The machine-learning toolbox — AI for Analysts Module 2

Most of your analyst career, you will not be training large language models. You will be doing pretty ordinary things to pretty ordinary tabular data: predicting whether a loan will default, whether a customer will churn, whether a transaction is fraudulent. For these problems, the right toolbox is older and smaller than the AI hype suggests.

Linear and logistic regression

Still the workhorses. Linear regression for continuous outcomes (predicting house price, sales next quarter). Logistic regression for binary outcomes (default, churn, click). The interpretability — every coefficient has a clear economic meaning — makes them the right choice when you need to justify the model to a regulator, a manager, or a court.

Trees, forests, and gradient boosting

A decision tree splits the feature space recursively, asking yes/no questions: 'Is income > KES 50,000? Is age > 35?' A single tree overfits, but ensembles of trees — random forests (bagging) and gradient-boosted trees (boosting) — are remarkably powerful.

Gradient-boosted tree implementations (XGBoost, LightGBM, CatBoost) win the majority of tabular-data Kaggle competitions. For Kenyan credit-scoring problems where your features are income, age, employment, M-Pesa transaction patterns, and loan history, gradient boosting is usually the right answer.

Clustering and dimensionality reduction

k-means clustering groups data into k similar clusters. Useful for customer segmentation. Principal Component Analysis (PCA) reduces high-dimensional data to fewer dimensions while preserving variance — useful for exploring data and as preprocessing.

Neural networks — when they're worth it

Neural networks dominate when the input is unstructured: text, images, audio, video. They do not generally beat gradient boosting on tabular data. The exception: very large tabular datasets (millions of rows, hundreds of features) where a network can exploit patterns trees miss.

The simple-model bias

Senior analysts always benchmark a simple model first — logistic regression, gradient boosting. If a complex model only beats it by 1-2 percentage points, ship the simple one.

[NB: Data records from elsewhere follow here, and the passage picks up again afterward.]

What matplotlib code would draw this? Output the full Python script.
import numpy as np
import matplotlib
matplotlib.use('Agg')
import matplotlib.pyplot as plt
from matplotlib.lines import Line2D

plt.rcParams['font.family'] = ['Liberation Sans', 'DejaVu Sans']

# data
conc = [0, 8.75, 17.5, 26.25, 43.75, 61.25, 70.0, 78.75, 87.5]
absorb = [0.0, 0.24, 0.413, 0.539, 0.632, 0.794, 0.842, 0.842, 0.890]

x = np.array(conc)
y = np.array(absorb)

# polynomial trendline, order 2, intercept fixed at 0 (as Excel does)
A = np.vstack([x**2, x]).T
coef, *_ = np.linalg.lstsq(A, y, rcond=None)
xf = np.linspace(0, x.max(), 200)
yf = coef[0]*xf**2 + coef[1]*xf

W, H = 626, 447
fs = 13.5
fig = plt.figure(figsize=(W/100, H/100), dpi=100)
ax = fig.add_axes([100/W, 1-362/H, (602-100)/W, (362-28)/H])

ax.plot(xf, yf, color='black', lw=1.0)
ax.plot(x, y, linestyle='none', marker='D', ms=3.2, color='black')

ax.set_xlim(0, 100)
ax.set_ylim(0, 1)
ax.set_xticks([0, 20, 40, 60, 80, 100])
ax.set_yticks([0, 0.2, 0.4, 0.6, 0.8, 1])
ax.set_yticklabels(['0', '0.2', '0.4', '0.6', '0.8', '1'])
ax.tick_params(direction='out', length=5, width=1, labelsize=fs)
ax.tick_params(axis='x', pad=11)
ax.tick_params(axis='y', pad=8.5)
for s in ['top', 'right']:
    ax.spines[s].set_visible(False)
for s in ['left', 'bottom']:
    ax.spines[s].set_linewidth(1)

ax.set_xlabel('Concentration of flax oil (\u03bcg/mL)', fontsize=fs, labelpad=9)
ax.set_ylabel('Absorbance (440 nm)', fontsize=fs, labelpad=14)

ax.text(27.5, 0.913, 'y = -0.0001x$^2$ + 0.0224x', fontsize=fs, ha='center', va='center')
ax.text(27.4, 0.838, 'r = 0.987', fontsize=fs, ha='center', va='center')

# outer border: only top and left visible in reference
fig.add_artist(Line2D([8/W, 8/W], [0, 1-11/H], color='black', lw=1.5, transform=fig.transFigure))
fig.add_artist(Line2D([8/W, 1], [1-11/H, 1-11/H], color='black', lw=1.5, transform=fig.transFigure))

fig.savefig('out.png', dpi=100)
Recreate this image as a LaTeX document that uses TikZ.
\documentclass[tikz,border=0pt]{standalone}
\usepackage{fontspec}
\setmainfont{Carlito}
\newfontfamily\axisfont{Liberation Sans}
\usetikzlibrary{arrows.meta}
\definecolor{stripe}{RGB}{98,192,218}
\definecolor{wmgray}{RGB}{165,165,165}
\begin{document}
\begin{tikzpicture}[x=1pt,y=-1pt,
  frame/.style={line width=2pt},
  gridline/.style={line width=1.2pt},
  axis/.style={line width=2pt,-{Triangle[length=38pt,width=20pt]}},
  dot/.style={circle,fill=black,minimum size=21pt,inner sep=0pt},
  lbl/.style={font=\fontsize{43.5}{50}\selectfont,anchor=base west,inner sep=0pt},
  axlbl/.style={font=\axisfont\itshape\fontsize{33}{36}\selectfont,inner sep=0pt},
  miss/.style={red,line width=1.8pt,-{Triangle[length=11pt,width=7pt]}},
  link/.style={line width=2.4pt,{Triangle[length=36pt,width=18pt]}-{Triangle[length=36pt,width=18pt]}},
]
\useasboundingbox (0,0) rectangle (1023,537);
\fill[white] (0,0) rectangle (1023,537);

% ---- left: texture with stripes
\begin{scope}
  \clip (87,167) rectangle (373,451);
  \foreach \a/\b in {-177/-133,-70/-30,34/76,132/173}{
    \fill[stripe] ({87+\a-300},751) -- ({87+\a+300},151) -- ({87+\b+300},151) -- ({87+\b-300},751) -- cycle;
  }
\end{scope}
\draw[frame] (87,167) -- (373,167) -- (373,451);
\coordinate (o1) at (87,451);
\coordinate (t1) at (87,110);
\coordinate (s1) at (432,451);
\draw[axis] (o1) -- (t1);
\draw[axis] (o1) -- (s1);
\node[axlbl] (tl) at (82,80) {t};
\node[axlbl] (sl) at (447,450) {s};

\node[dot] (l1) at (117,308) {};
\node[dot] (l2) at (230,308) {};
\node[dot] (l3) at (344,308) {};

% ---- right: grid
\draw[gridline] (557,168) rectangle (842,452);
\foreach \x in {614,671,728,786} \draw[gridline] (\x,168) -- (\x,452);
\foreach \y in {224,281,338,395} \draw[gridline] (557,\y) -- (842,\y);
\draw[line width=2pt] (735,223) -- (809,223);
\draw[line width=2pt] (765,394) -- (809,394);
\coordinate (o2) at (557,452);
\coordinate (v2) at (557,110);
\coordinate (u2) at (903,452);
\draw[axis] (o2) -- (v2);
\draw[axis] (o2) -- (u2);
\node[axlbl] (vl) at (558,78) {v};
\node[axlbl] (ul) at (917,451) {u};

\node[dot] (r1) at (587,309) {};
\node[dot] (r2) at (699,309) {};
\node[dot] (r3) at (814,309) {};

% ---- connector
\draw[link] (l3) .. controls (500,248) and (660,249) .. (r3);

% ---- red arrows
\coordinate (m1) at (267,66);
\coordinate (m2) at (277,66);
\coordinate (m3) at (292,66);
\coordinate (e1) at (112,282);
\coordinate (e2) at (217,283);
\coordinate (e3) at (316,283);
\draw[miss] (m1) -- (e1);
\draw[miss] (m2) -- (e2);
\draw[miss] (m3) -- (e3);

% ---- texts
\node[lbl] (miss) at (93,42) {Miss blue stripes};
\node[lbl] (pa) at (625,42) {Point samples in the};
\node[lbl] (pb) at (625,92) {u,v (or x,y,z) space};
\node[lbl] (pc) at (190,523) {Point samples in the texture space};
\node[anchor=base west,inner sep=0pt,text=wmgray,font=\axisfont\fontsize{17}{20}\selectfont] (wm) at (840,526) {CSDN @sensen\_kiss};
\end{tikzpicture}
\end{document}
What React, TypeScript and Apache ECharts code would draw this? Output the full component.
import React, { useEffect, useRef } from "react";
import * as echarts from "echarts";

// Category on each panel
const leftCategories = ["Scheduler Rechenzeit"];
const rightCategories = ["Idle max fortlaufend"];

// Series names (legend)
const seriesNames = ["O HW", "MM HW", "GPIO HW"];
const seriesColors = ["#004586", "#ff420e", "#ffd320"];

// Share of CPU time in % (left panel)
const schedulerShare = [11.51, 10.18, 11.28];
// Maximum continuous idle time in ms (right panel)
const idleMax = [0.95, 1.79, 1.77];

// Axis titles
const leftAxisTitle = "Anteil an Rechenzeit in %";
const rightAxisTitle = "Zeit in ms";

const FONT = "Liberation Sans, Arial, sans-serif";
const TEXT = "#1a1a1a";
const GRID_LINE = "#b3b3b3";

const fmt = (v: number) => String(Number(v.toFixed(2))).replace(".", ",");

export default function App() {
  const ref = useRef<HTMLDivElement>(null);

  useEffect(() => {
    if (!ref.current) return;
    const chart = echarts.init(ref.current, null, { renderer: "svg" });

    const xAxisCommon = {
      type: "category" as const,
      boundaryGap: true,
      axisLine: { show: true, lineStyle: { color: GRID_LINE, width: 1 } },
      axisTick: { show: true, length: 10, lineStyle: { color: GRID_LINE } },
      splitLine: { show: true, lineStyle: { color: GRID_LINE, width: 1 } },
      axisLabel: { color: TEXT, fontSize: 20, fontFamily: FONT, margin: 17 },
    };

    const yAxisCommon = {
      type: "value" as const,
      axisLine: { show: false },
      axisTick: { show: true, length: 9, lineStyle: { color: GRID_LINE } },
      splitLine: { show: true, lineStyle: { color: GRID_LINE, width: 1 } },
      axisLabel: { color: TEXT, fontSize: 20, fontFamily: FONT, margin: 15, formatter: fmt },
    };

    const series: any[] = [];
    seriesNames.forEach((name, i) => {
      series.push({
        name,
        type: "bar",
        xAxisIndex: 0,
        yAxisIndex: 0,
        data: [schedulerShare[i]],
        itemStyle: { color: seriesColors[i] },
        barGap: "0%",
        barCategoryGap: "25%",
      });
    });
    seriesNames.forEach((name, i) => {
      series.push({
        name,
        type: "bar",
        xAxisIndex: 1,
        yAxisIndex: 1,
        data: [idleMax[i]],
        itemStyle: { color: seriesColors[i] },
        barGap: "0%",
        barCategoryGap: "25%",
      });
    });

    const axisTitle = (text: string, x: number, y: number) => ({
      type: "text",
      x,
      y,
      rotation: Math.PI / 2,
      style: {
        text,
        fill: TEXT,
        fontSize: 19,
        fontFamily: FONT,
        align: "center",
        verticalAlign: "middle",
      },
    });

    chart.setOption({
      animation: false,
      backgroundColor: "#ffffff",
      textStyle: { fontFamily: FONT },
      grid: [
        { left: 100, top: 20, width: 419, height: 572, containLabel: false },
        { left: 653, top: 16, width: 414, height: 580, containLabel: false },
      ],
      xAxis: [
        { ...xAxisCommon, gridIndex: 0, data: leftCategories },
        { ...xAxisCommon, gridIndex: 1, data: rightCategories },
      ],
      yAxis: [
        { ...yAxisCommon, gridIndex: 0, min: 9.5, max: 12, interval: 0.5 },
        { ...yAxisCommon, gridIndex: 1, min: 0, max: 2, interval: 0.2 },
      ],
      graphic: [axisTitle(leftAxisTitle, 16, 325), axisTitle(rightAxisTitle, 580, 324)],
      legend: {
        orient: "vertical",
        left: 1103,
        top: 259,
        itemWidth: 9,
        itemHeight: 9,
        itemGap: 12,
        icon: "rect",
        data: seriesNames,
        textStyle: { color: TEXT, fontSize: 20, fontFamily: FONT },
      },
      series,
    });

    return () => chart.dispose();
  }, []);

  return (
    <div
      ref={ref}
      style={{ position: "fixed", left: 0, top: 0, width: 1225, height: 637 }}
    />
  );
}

The cost of complexity (debugging, monitoring, retraining, regulatory scrutiny) is much higher than the small accuracy gain.

Bias-variance and overfitting

Every model is a tradeoff between underfitting (too rigid, misses patterns — high bias) and overfitting (too flexible, learns noise — high variance). The cure for overfitting: more data, regularisation, cross-validation, and the discipline to validate on data the model never saw during training.

Exercise

You are building a credit-scoring model for a Kenyan bank. The dataset is 80,000 loan records with 25 features (income, age, employment, M-Pesa transaction patterns, prior loan history, etc.) and a binary default label. Junior data scientists on the team are pushing to use a deep neural network. Walk through how you would respond: what would you benchmark first, what would you measure, and when (if ever) would the neural network be the right choice?